Théâtre
4.48 PSYCHOSE : L’ATTRACTION DES TENEBRES

4.48 PSYCHOSE : L’ATTRACTION DES TENEBRES

14 February 2020 | PAR Nicolas Chaplain

4.48 Psychose met en scène une jeune femme dépressive qui, dans un monologue funeste et poignant entrecoupé de quelques dialogues brefs avec un psychiatre, décrit sa douleur, la haine de soi, sa soif d’amour, de pardon, de révolution, de liberté. 4h48, c’est l’heure (« happy hour ») à laquelle elle projette de se suicider. Ulrich Rasche, metteur en scène en vogue en Allemagne, réputé pour son esthétique originale et radicale, son théâtre organique et viscéral traduit sur le plateau du Deutsches Theater de Berlin les mots corrosifs, douloureux, exacts et superbes de Sarah Kane.

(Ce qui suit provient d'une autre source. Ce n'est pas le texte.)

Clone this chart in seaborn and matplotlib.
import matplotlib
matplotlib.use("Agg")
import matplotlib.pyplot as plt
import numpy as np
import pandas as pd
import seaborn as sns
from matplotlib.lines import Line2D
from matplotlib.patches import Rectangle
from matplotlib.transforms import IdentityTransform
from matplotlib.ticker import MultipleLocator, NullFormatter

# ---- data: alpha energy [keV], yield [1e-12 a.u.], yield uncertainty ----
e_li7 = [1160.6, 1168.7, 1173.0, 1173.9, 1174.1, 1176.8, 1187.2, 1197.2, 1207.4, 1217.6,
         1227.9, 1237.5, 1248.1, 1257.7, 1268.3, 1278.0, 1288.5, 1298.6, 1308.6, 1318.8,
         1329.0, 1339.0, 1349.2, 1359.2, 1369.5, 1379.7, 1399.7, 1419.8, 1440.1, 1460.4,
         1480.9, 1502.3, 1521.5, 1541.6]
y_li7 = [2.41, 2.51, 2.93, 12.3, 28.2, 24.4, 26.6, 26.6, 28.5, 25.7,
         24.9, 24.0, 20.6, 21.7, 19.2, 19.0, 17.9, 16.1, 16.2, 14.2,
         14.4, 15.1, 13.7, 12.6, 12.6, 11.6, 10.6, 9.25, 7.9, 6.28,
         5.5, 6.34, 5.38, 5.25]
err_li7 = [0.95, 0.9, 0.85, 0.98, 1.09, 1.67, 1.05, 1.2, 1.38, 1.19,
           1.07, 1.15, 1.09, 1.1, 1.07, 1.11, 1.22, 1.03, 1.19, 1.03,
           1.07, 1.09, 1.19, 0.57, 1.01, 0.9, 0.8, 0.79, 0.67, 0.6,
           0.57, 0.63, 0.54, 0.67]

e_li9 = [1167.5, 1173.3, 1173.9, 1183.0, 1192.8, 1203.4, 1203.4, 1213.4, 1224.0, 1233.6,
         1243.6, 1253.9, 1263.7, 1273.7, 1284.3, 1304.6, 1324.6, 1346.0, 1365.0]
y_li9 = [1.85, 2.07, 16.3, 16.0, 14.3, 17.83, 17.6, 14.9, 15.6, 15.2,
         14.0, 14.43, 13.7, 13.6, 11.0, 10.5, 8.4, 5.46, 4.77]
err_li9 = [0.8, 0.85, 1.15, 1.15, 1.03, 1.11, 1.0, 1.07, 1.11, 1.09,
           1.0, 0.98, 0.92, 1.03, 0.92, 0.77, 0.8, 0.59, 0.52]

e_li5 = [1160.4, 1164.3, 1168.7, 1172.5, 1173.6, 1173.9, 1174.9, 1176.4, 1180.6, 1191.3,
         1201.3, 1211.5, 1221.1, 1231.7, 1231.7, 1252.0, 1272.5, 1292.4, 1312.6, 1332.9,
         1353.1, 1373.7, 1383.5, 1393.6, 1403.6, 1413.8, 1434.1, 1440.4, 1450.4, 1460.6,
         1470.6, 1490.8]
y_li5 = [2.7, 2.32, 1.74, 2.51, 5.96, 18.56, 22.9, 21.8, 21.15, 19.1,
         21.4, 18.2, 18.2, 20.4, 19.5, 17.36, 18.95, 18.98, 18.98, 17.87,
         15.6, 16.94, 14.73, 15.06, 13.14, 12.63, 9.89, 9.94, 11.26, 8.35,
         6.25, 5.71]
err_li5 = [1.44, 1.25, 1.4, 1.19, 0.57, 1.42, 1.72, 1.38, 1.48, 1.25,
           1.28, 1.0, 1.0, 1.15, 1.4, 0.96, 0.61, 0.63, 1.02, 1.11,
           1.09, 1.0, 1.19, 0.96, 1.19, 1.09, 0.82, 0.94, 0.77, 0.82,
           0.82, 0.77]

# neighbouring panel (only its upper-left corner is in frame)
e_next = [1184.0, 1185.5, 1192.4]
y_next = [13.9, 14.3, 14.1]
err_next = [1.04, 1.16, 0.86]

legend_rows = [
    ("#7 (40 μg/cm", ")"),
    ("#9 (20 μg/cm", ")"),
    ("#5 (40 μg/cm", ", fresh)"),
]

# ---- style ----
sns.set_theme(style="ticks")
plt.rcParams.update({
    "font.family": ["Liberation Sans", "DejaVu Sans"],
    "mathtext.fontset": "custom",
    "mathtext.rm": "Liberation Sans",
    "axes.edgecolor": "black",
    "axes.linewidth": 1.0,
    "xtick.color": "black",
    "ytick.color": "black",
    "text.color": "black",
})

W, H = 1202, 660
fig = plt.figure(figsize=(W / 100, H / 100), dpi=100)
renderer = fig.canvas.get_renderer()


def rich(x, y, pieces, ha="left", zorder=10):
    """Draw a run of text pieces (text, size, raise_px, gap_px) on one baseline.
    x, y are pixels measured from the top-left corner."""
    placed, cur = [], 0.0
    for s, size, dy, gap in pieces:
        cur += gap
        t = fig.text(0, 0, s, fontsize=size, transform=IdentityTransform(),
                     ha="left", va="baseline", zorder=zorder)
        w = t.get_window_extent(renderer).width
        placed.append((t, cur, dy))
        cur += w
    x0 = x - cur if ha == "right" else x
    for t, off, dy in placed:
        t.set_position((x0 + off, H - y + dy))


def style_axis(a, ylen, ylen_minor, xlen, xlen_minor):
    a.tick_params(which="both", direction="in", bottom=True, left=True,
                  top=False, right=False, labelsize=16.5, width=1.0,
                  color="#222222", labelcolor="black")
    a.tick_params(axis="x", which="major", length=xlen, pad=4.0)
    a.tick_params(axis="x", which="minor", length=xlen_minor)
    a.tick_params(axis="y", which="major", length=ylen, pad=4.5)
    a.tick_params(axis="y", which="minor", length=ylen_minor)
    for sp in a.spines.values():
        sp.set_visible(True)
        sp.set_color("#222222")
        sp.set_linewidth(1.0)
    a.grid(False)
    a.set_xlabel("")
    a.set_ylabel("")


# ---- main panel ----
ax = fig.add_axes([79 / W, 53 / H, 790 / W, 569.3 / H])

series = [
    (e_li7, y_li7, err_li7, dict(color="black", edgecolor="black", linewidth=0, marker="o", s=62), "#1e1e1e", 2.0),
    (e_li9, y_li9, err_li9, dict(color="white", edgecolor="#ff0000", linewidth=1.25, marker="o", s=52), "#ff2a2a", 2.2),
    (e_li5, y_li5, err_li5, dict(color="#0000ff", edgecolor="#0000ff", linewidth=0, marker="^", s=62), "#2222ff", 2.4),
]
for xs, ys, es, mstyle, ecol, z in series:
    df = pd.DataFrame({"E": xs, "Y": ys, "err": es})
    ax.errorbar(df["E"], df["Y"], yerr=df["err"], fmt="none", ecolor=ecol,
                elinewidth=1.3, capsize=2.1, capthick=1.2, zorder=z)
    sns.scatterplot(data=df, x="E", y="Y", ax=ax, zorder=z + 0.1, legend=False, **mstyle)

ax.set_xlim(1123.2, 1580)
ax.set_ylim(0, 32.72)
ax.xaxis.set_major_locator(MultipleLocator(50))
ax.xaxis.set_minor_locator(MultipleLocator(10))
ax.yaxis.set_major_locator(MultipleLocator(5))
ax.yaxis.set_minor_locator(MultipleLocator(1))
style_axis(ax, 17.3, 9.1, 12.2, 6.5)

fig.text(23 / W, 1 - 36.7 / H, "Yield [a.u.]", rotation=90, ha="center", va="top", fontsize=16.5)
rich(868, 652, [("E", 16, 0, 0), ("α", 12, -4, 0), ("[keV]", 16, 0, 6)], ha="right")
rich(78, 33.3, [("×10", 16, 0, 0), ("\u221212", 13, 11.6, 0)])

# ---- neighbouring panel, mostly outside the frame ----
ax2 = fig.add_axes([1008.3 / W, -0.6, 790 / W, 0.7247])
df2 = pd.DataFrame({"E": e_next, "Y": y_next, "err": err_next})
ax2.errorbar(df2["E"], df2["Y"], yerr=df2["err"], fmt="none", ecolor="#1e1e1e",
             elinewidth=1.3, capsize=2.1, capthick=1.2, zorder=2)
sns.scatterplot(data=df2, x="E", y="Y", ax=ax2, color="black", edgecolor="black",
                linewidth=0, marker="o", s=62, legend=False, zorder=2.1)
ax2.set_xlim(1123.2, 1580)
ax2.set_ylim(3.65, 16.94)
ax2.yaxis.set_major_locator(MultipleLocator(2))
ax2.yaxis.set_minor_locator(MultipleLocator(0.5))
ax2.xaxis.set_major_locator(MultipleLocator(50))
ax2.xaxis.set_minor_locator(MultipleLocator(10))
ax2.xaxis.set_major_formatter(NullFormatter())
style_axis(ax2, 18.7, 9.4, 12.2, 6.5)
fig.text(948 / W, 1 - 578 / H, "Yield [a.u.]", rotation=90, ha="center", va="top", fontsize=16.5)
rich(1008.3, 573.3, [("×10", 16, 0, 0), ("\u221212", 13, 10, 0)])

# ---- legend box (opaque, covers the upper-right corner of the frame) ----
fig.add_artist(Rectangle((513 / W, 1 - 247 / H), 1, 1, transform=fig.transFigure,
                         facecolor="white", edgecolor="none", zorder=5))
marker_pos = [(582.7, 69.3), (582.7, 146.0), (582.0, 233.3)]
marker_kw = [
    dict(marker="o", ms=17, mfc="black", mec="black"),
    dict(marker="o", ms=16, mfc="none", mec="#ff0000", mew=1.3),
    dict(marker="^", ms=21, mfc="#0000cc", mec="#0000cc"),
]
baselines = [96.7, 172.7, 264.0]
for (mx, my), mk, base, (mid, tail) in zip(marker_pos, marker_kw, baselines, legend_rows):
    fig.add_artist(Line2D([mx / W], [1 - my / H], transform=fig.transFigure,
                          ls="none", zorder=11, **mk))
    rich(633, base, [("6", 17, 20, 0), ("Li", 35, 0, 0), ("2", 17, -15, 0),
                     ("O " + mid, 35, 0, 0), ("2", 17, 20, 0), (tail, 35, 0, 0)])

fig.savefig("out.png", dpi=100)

Dans un espace obscur, abstrait, angoissant dessiné par des néons pâles, apparaissent et disparaissent, comme des fantômes, des silhouettes blanches et noires, métaphore du conflit intérieur entre corps et âme. Chacune est un morceau d’elle, la figure principale anonyme, l’énonciatrice.

La scénographie est plus simple, moins spectaculaire que celle des productions précédentes de Rasche : Les Brigands, Woyzeck, Le Grand cahier ou Les Bacchantes. Pas de machine énorme et mobile mais des tapis roulants posés au sol, sur une plateforme tournante permettant de changer les axes et les points de vue. Sur ces tapis roulants impitoyables, les interprètes, acteurs et actrices héroïques, marchent sans cesse. Les corps sont tendus, inclinés vers l’avant, les muscles contractés. Les diaphragmes tremblent, les mains ouvertes à la recherche d’une aide illusoire. Toujours en mouvement, les acteurs disent lentement et précisément, scandent, hurlent, éructent chaque mot, inexorablement. Les voix se brisent, s’essoufflent. L’arrêt de la marche est impossible car elle entraînerait inéluctablement la chute. Les corps s’épuisent et offrent le spectacle de la lutte contre soi-même.

Trois actrices – troublantes et bouleversantes Katja Bürkle, Kathleen Morgeneyer et Linda Pöppel – se succèdent à tour de rôle, fébriles et affligées, puis surgissent progressivement six présences masculines. Tous se partagent le texte qu’ils disent seul, à deux, trois, quatre ou plus. Quatre musiciens (clavier électronique, xylophone, percussions, basse) jouent une musique discontinue, vibrante et parfois brutale. Un chœur final furieux, déchaîné fait entendre impeccablement la solitude, la souffrance, l’échec, la honte, la colère, l’insubordination, la paranoïa, la résignation de celle qui dit ne plus pouvoir manger, dormir, baiser, écrire.

L’univers esthétique et musical de Rasche convient parfaitement à l’écriture dramatique de Sarah Kane dans laquelle les personnages disparaissent et la musicalité des mots prime. Le texte est écrit comme une partition avec lignes blanches, soupirs, silences, simultanéité de phrases, strophes, répétitions, énumérations staccato de verbes courts, de chiffres…

Kane déclarait : « Je déteste l’idée que le théâtre ne soit que le passe-temps d’une soirée ». Le théâtre d’Ulrich Rasche est profondément tragique, violent et déchirant, une expérience grave et cathartique qui ne laisse pas le spectateur tranquille. Il provoque, agresse, agace, étourdit, épuise et fascine car il produit une « putain de sensation », « un putain d’effet » pour reprendre le mots de Kane.